Saturday, July 31, 2010

Partitioning in Oracle

Partitioning enables tables and indexes or index-organized tables to be subdivided into smaller manageable pieces and these each small piece is called a partition. From an Application Development perspective, there is no difference between a partitioned and a non-partitioned table. The application need not be modified to access a partitioned table if that application was initially written on a non partitioned tables.

Oracle introduced partitioning like Range Partitioning, Hash Partitioning, Composite Partitioning, List Partitioning,etc. Each method of partitioning has its own advantages and disadvantages and the decision which one to use will depend on the data and type of application. Also one can MODIFY, RENAME, MOVE, ADD, DROP, TRUNCATE, SPLIT partitions.

Advantages of using Partition’s in Table

1. Smaller and more manageable pieces of data (Partitions)
2. Reduced recovery time
3. Failure impact is less
4. Import / Export can be done at the Partition Level.
5. Faster access of data
6. Partitions work independent of the other partitions.
7. Very easy to use

What is SQL*Loader and why it is used for?

SQL*Loader is a bulk loader utility used for moving data from external files into the Oracle database. Its syntax is similar to that of the DB2 Load utility, but comes with more options. SQL*Loader supports various load formats, selective loading, and multi-table loads.

One can load data into an Oracle database by using the sqlldr utility. Invoke the utility without arguments to get a list of available parameters.

Faster SQL performance with dbms_stats

While executing a SQL Query, the execution plan determines the best way to retrieve the data most efficiently. For Oracle, there are many way to retrieve the data from a SQL Query, like which index need to be use, order of joins to be performed and which internal join methods to be use like, hash joins, star joins, and sort merge join, etc. These execution plans are computed by the Oracle’s Cost-Based Optimizer, widely known as CBO.

The choice of executions plans made by the Oracle SQL Optimizer is only as good as the Oracle statistics. Always choose the best execution plan for a SQL query, Oracle depends on information about the tables and indexes in the query.

Using dbms_stats package, Oracle provides a simple way for the Oracle developer to collect statistics for the CBO. The dbms_stats utility does a far better job in estimating statistics, especially for large partitioned tables, and the better stats results in faster SQL execution plans.

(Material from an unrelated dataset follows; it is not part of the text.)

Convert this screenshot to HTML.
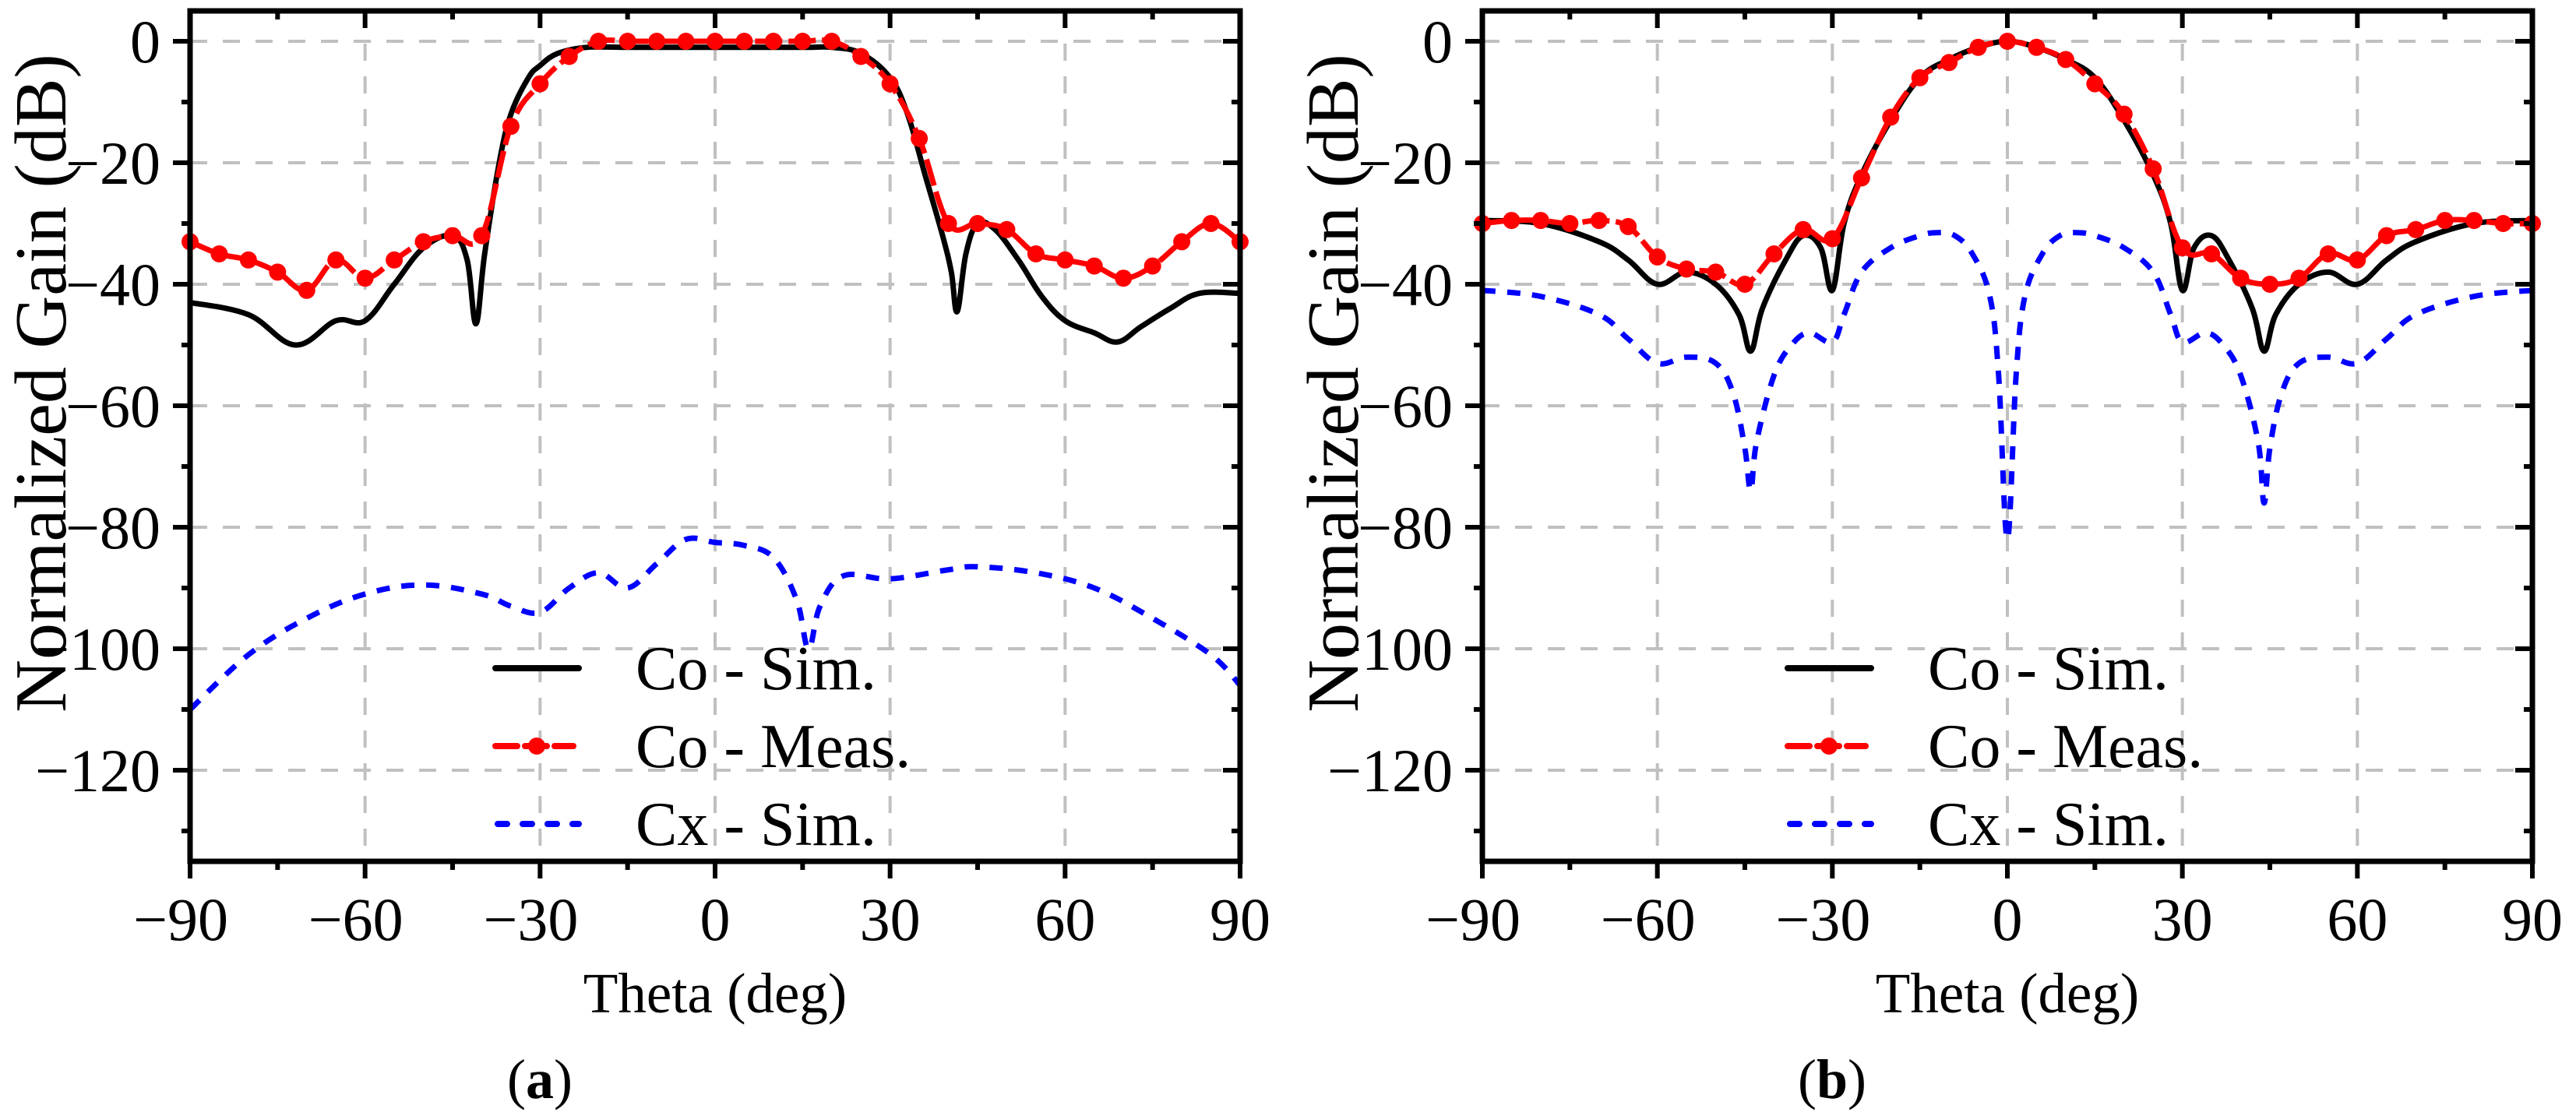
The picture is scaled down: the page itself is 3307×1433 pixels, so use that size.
<!DOCTYPE html>
<html><head><meta charset="utf-8"><style>
body{margin:0;background:#fff}
svg, svg text{font-family:"Liberation Serif","Times New Roman","DejaVu Serif",serif}
svg text{fill:#000}
</style></head><body>
<svg id="chart" width="3307" height="1428" viewBox="0 0 3307 1428" xmlns="http://www.w3.org/2000/svg" font-family="Liberation Serif, serif"></svg>
<script>
// Panel (a) data
const aCoSimX=[-90,-80,-72,-65,-60,-55,-50,-45,-42.5,-41,-39.5,-37,-35,-32,-30,-27,-22,-15,0,15,20,25,30,33,36,39,40.5,41.5,43,45,48,52,56,60,65,69,73,78,83,90];
const aCoSimY=[-43,-45,-50,-46,-46,-40,-34,-32,-36,-46.5,-35,-20,-12,-6,-4,-2,-1,-1,-1,-1,-1,-2,-6,-12,-22,-32,-38,-44.5,-35,-30,-31,-36,-42,-46,-48,-49.5,-47,-44,-41.5,-41.5];
const aMeasX=[-90,-85,-80,-75,-70,-65,-60,-55,-50,-45,-40,-35,-30,-25,-20,-15,-10,-5,0,5,10,15,20,25,30,35,40,45,50,55,60,65,70,75,80,85,90];
const aMeasY=[-33,-35,-36,-38,-41,-36,-39,-36,-33,-32,-32,-14,-7,-2.5,0,0,0,0,0,0,0,0,0,-2.5,-7,-16,-30,-30,-31,-35,-36,-37,-39,-37,-33,-30,-33];
const aCxX=[-90,-80,-70,-60,-50,-40,-35,-30,-25,-20,-15,-10,-5,0,5,10,14,16,18,22,30,40,45,55,65,75,85,90];
const aCxY=[-110,-101,-95,-91,-89.5,-91,-93,-94,-90,-87.5,-90,-86,-82,-82.5,-83,-85,-92,-100,-93,-88,-88.5,-87,-86.5,-87.5,-90,-95,-101,-106];
// Panel (b) data
const bCoSimX=[-90,-80,-70,-65,-60,-55,-50,-46,-44,-42,-38,-35,-32,-30,-28,-25,-20,-15,-10,-5,0,5,10,15,20,25,28,30,32,35,38,42,44,46,50,55,60,65,70,80,90];
const bCoSimY=[-29.5,-30,-33,-36,-40,-38,-40,-45,-51,-44,-36,-32,-34,-41,-30,-22,-13,-6,-3,-1,0,-1,-3,-6,-13,-22,-30,-41,-34,-32,-36,-44,-51,-45,-40,-38,-40,-36,-33,-30,-29.5];
const bMeasX=[-90,-85,-80,-75,-70,-65,-60,-55,-50,-45,-40,-35,-30,-25,-20,-15,-10,-5,0,5,10,15,20,25,30,35,40,45,50,55,60,65,70,75,80,85,90];
const bMeasY=[-30,-29.5,-29.5,-30,-29.5,-30.5,-35.5,-37.5,-38,-40,-35,-31,-32.5,-22.5,-12.5,-6,-3.5,-1,0,-1,-3,-7,-12,-21,-34,-35,-39,-40,-39,-35,-36,-32,-31,-29.5,-29.5,-30,-30];
const bCxX=[-90,-80,-70,-65,-60,-55,-50,-47,-45,-44,-43,-40,-37,-34,-30,-28,-25,-20,-15,-12,-9,-6,-3,-1.5,0,1.5,3,6,9,12,15,20,25,28,30,34,37,40,43,44,45,47,50,55,60,65,70,80,90];
const bCxY=[-41,-42,-45,-49,-53,-52,-53,-58,-67,-74,-66,-55,-50,-48,-49.5,-45,-38,-34,-32,-31.5,-32,-35,-42,-55,-82,-55,-42,-35,-32,-31.5,-32,-34,-38,-45,-49.5,-48,-50,-55,-66,-76,-67,-58,-53,-52,-53,-49,-45,-42,-41];
const xTicks=[-90,-60,-30,0,30,60,90];
const yTicks=[0,-20,-40,-60,-80,-100,-120];
const xTickLabels=["\u221290","\u221260","\u221230","0","30","60","90"];
const yTickLabels=["0","\u221220","\u221240","\u221260","\u221280","\u2212100","\u2212120"];

const NS="http://www.w3.org/2000/svg";
const FONT='"Liberation Serif","Times New Roman","DejaVu Serif",serif';
const svg=document.getElementById('chart');
function mk(tag,attrs,parent){const e=document.createElementNS(NS,tag);for(const k in attrs)e.setAttribute(k,attrs[k]);if(tag==='text')e.style.fontFamily=FONT;(parent||svg).appendChild(e);return e;}

function smooth(pts){
  let d='M'+pts[0][0].toFixed(1)+','+pts[0][1].toFixed(1);
  for(let i=0;i<pts.length-1;i++){
    const p0=pts[i-1]||pts[i],p1=pts[i],p2=pts[i+1],p3=pts[i+2]||p2;
    const t=0.18;
    const c1=[p1[0]+(p2[0]-p0[0])*t,p1[1]+(p2[1]-p0[1])*t];
    const c2=[p2[0]-(p3[0]-p1[0])*t,p2[1]-(p3[1]-p1[1])*t];
    d+='C'+c1[0].toFixed(1)+','+c1[1].toFixed(1)+' '+c2[0].toFixed(1)+','+c2[1].toFixed(1)+' '+p2[0].toFixed(1)+','+p2[1].toFixed(1);
  }
  return d;
}

function panel(L,coX,coY,mX,mY,cX,cY,letter){
  const R=L+1348,T=14,B=1106;
  const sx=v=>L+(v+90)/180*(R-L);
  const sy=v=>53+(-v)*7.8;
  const g=mk('g',{});
  
  
  xTicks.forEach(t=>{if(t>-90&&t<90){const l=mk('line',{x1:sx(t),x2:sx(t),y1:T,y2:B,stroke:'#c0c0c0','stroke-width':4,'stroke-dasharray':'22,20'},g);}});
  yTicks.forEach(t=>{const l=mk('line',{x1:L,x2:R,y1:sy(t),y2:sy(t),stroke:'#c0c0c0','stroke-width':4,'stroke-dasharray':'22,20'},g);});
  const pts=(xs,ys)=>xs.map((x,i)=>[sx(x),sy(ys[i])]);
  const cx=mk('path',{d:smooth(pts(cX,cY)),fill:'none',stroke:'#0000ff','stroke-width':7,'stroke-dasharray':'17,15','stroke-linejoin':'round'},g);
  
  const co=mk('path',{d:smooth(pts(coX,coY)),fill:'none',stroke:'#000','stroke-width':7,'stroke-linejoin':'round'},g);
  
  const me=mk('path',{d:smooth(pts(mX,mY)),fill:'none',stroke:'#ff0000','stroke-width':7,'stroke-dasharray':'35,8','stroke-linejoin':'round'},g);
  
  mX.forEach((x,i)=>{const c=mk('circle',{cx:sx(x),cy:sy(mY[i]),r:11,fill:'#ff0000'},g);});
  const fr=mk('rect',{x:L,y:T,width:R-L,height:B-T,fill:'none',stroke:'#000','stroke-width':7},g);
  
  for(let t=-90;t<=90;t+=15){const maj=t%30===0;
    mk('line',{x1:sx(t),x2:sx(t),y1:B,y2:B+(maj?22:11),stroke:'#000','stroke-width':6},g);
    mk('line',{x1:sx(t),x2:sx(t),y1:T,y2:T+(maj?22:11),stroke:'#000','stroke-width':6},g);}
  for(let t=0;t>=-130;t-=10){const maj=t%20===0;
    mk('line',{x1:L,x2:L-(maj?22:11),y1:sy(t),y2:sy(t),stroke:'#000','stroke-width':6},g);
    mk('line',{x1:R,x2:R-(maj?22:11),y1:sy(t),y2:sy(t),stroke:'#000','stroke-width':6},g);}
  xTicks.forEach((t,i)=>{const e=mk('text',{x:sx(t)-(t<0?12:0),y:1207,'font-size':78,'text-anchor':'middle'},g);e.textContent=xTickLabels[i];});
  yTicks.forEach((t,i)=>{const e=mk('text',{x:L-38,y:sy(t)+27,'font-size':78,'text-anchor':'end'},g);e.textContent=yTickLabels[i];});
  const xt=mk('text',{x:(L+R)/2,y:1300,'font-size':73,'text-anchor':'middle'},g);xt.textContent='Theta (deg)';
  const yt=mk('text',{x:0,y:0,'font-size':94,'text-anchor':'middle',transform:`translate(${L-160},492) rotate(-90)`},g);yt.textContent='Normalized Gain (dB)';
  const cap=mk('text',{x:(L+R)/2-225,y:1410,'font-size':72,'text-anchor':'middle'},g);
  cap.innerHTML='(<tspan font-weight="bold">'+letter+'</tspan>)';
  const lx=L+392,tx=L+572;
  const lg=mk('g',{},g);
  mk('line',{x1:lx,x2:lx+107,y1:858,y2:858,stroke:'#000','stroke-width':8,'stroke-linecap':'round'},lg);
  mk('line',{x1:lx,x2:lx+100,y1:958,y2:958,stroke:'#ff0000','stroke-width':8,'stroke-dasharray':'28,10','stroke-linecap':'round'},lg);
  mk('circle',{cx:lx+53,cy:958,r:11,fill:'#ff0000'},lg);
  mk('line',{x1:lx+3,x2:lx+107,y1:1058,y2:1058,stroke:'#0000ff','stroke-width':8,'stroke-dasharray':'12,20','stroke-linecap':'round'},lg);
  [['Co - Sim.',885],['Co - Meas.',985],['Cx - Sim.',1085]].forEach(([s,y])=>{const e=mk('text',{x:tx,y:y,'font-size':80},lg);e.textContent=s;});
}
panel(244,aCoSimX,aCoSimY,aMeasX,aMeasY,aCxX,aCxY,'a');
panel(1903,bCoSimX,bCoSimY,bMeasX,bMeasY,bCxX,bCxY,'b');
</script>
</body></html>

The old-fashioned method is Analyzing a table and using methods of dbms_utility to generating CBO statistics are obsolete and somewhat dangerous to SQL performance because they don't always capture high-quality information about tables and indexes. The CBO determines using the the object statistics to choose the best execution plan for all SQL Queries.

The dbms_stats utility does a far better job in estimating statistics, especially for large partitioned tables, and the better stats result in faster SQL execution plans.